According to Vishnu Varathan, a leading official at the Mizuho Bank in Singapore: “The BoJ has created so much tension in the markets this year with its policy stance—the spring has been so tightly wound—the impact could be massive when they finally decide to let it go. It will rip through every aspect of markets.”

Masamichi Adachi, a former BoJ official, now chief Japan economist at UBS Securities, said the decision was a “step toward an exit, whatever the BoJ calls it” and opened the door for a rate hike next year.

In a note to clients, Jim Reid global head of macro research at Deutsche Bank wrote: “It’s important not to underestimate the impact this could have, because tighter BoJ policy would remove one of the last global anchors that’s helped to keep borrowing costs at low levels more broadly.”

Japanese financial interests have more than $3 trillion invested in stocks and bonds globally with more than half of that in the US, chiefly in US Treasury bonds.

According to financial analyst Amir Anvarzadeh, an observer of Japanese markets for more than three decades, a decision to allow rates to rise, “could see a tsunami of offshore Japan money flooding back home. That is the big ‘reset’ move.”

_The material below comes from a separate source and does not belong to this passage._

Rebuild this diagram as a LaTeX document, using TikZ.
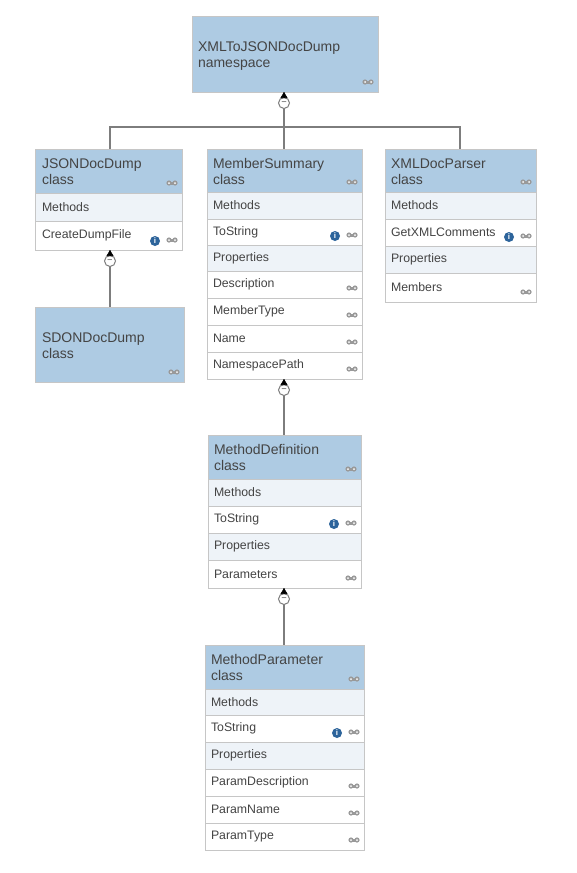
\documentclass[tikz,border=0pt]{standalone}
\usepackage{fontspec}
\setmainfont{Liberation Sans}
\usetikzlibrary{
    positioning,
    arrows.meta,
    calc
}
\definecolor{head_blue}{RGB}{174,203,227}
\definecolor{section_light}{RGB}{238,243,248}
\definecolor{box_line}{RGB}{198,198,198}
\definecolor{link_gray}{RGB}{125,125,125}
\definecolor{text_dark}{RGB}{68,68,68}
\definecolor{info_blue}{RGB}{45,100,155}
\tikzset{
    head/.style={
        rectangle, draw=box_line, line width=1pt, fill=head_blue,
        outer sep=0pt, inner xsep=6pt, inner ysep=0pt,
        align=left, text=text_dark, text depth=14.5pt,
        font=\fontsize{14}{16}\selectfont
    },
    section/.style={
        head, fill=section_light, minimum height=#1, text depth=,
        font=\fontsize{12.3}{14}\selectfont
    },
    member/.style={
        section=#1, fill=white
    },
    link/.style={
        draw=link_gray, line width=2pt
    },
    tip/.style={
        -{Triangle[length=6pt,width=7pt]}, black, line width=0.6pt, shorten <=-1pt
    },
    toggle/.style={
        circle, draw=link_gray, fill=white, line width=1pt, inner sep=0pt,
        minimum size=11pt, text=link_gray, font=\fontsize{9}{9}\selectfont\bfseries
    },
    info/.style={
        circle, fill=info_blue, inner sep=0pt, minimum size=10pt, text=white,
        font=\fontsize{8}{8}\selectfont\bfseries
    },
    eyes/.pic={
        \fill[gray!80] (-3,-1.5) rectangle (3,1.5);
        \fill[gray!80] (-3,0) circle (2.6pt) (3,0) circle (2.6pt);
        \fill[white] (-3,0) circle (1pt) (3,0) circle (1pt);
    }
}

\begin{document}
\begin{tikzpicture}[x=1pt, y=-1pt, node distance=0pt]
    \useasboundingbox (0,0) rectangle (576,873);

    % --- namespace ---
    \node[head, text width=174pt, minimum height=76pt, anchor=north west] (ns) at (192,16)
        {XMLToJSONDocDump\\namespace};

    % --- first level ---
    \begin{scope}[every node/.append style={text width=133pt}]
        \node[head, inner xsep=7pt, minimum height=44pt, anchor=north west] (js_head) at (35,149) {JSONDocDump\\class};
        \node[section=28pt, inner xsep=7pt, below=of js_head] (js_methods) {Methods};
        \node[member=29pt, inner xsep=7pt, below=of js_methods] (js_file) {CreateDumpFile};
    \end{scope}

    \node[head, inner xsep=7pt, text width=135pt, minimum height=75pt, anchor=north west] (sd_head) at (35,307)
        {SDONDocDump\\class};

    \begin{scope}[every node/.append style={text width=143pt}]
        \node[head, minimum height=43pt, anchor=north west] (ms_head) at (207,149) {MemberSummary\\class};
        \node[section=27pt, below=of ms_head] (ms_methods) {Methods};
        \node[member=26pt, below=of ms_methods] (ms_string) {ToString};
        \node[section=26pt, below=of ms_string] (ms_props) {Properties};
        \node[member=27pt, below=of ms_props] (ms_desc) {Description};
        \node[member=27pt, below=of ms_desc] (ms_type) {MemberType};
        \node[member=27pt, below=of ms_type] (ms_name) {Name};
        \node[member=27pt, below=of ms_name] (ms_path) {NamespacePath};
    \end{scope}

    \begin{scope}[every node/.append style={text width=139pt}]
        \node[head, minimum height=43pt, anchor=north west] (xp_head) at (385,149) {XMLDocParser\\class};
        \node[section=27pt, below=of xp_head] (xp_methods) {Methods};
        \node[member=27pt, below=of xp_methods] (xp_comments) {GetXMLComments};
        \node[section=27pt, below=of xp_comments] (xp_props) {Properties};
        \node[member=29pt, below=of xp_props] (xp_members) {Members};
    \end{scope}

    % --- MethodDefinition ---
    \begin{scope}[every node/.append style={text width=141pt}]
        \node[head, minimum height=44pt, anchor=north west] (md_head) at (208,435) {MethodDefinition\\class};
        \node[section=27pt, below=of md_head] (md_methods) {Methods};
        \node[member=27pt, below=of md_methods] (md_string) {ToString};
        \node[section=27pt, below=of md_string] (md_props) {Properties};
        \node[member=28pt, below=of md_props] (md_params) {Parameters};
    \end{scope}

    % --- MethodParameter ---
    \begin{scope}[every node/.append style={text width=147pt}]
        \node[head, minimum height=44pt, anchor=north west] (mp_head) at (205,645) {MethodParameter\\class};
        \node[section=26pt, below=of mp_head] (mp_methods) {Methods};
        \node[member=27pt, below=of mp_methods] (mp_string) {ToString};
        \node[section=27pt, below=of mp_string] (mp_props) {Properties};
        \node[member=27pt, below=of mp_props] (mp_desc) {ParamDescription};
        \node[member=27pt, below=of mp_desc] (mp_name) {ParamName};
        \node[member=27pt, below=of mp_name] (mp_type) {ParamType};
    \end{scope}

    % --- connectors ---
    \coordinate (js_top) at (110,149);
    \coordinate (ms_top) at (284,149);
    \coordinate (xp_top) at (460,149);
    \coordinate (bus) at (284,127);

    \draw[link] (js_top) |- (bus) -| (xp_top);
    \draw[link] (ms_top |- ns.south) -- (ms_top);
    \draw[link] (js_top |- js_file.south) -- (js_top |- sd_head.north);
    \draw[link] (ms_top |- ms_path.south) -- (ms_top |- md_head.north);
    \draw[link] (ms_top |- md_params.south) -- (ms_top |- mp_head.north);

    \node[toggle, below=5pt of ms_top |- ns.south] (ns_toggle) {--};
    \node[toggle, below=5pt of js_top |- js_file.south] (js_toggle) {--};
    \node[toggle, below=5pt of ms_top |- ms_path.south] (ms_toggle) {--};
    \node[toggle, below=5pt of ms_top |- md_params.south] (md_toggle) {--};

    \foreach \src/\dst in {ns_toggle/ns, js_toggle/js_file, ms_toggle/ms_path, md_toggle/md_params} {
        \draw[tip] (\src.north) -- (\src.north |- \dst.south);
    }

    % --- icons ---
    \foreach \row in {ns, js_head, js_file, sd_head, ms_head, ms_string, ms_desc, ms_type, ms_name, ms_path,
                      xp_head, xp_comments, xp_members, md_head, md_string, md_params,
                      mp_head, mp_string, mp_desc, mp_name, mp_type} {
        \pic at ($(\row.south east)+(-10,-10)$) {eyes};
    }
    \foreach \row in {js_file, ms_string, xp_comments, md_string, mp_string} {
        \node[info] (info_\row) at ($(\row.south east)+(-27,-9)$) {i};
    }
\end{tikzpicture}
\end{document}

Naka Matsuzawa, chief strategist at the Japanese financial giant Nomura, said: “Yield curve control is approaching an effective end if a wider trading band is the BoJ’s way of normalising policy. Market volatility will only rise further.”

Such comments illustrate the fact that central banks, which have pumped out trillions of dollars over at least the past 15 years to prevent a financial crisis, have only created the conditions for even greater financial turmoil as they attempt to “normalise” policy.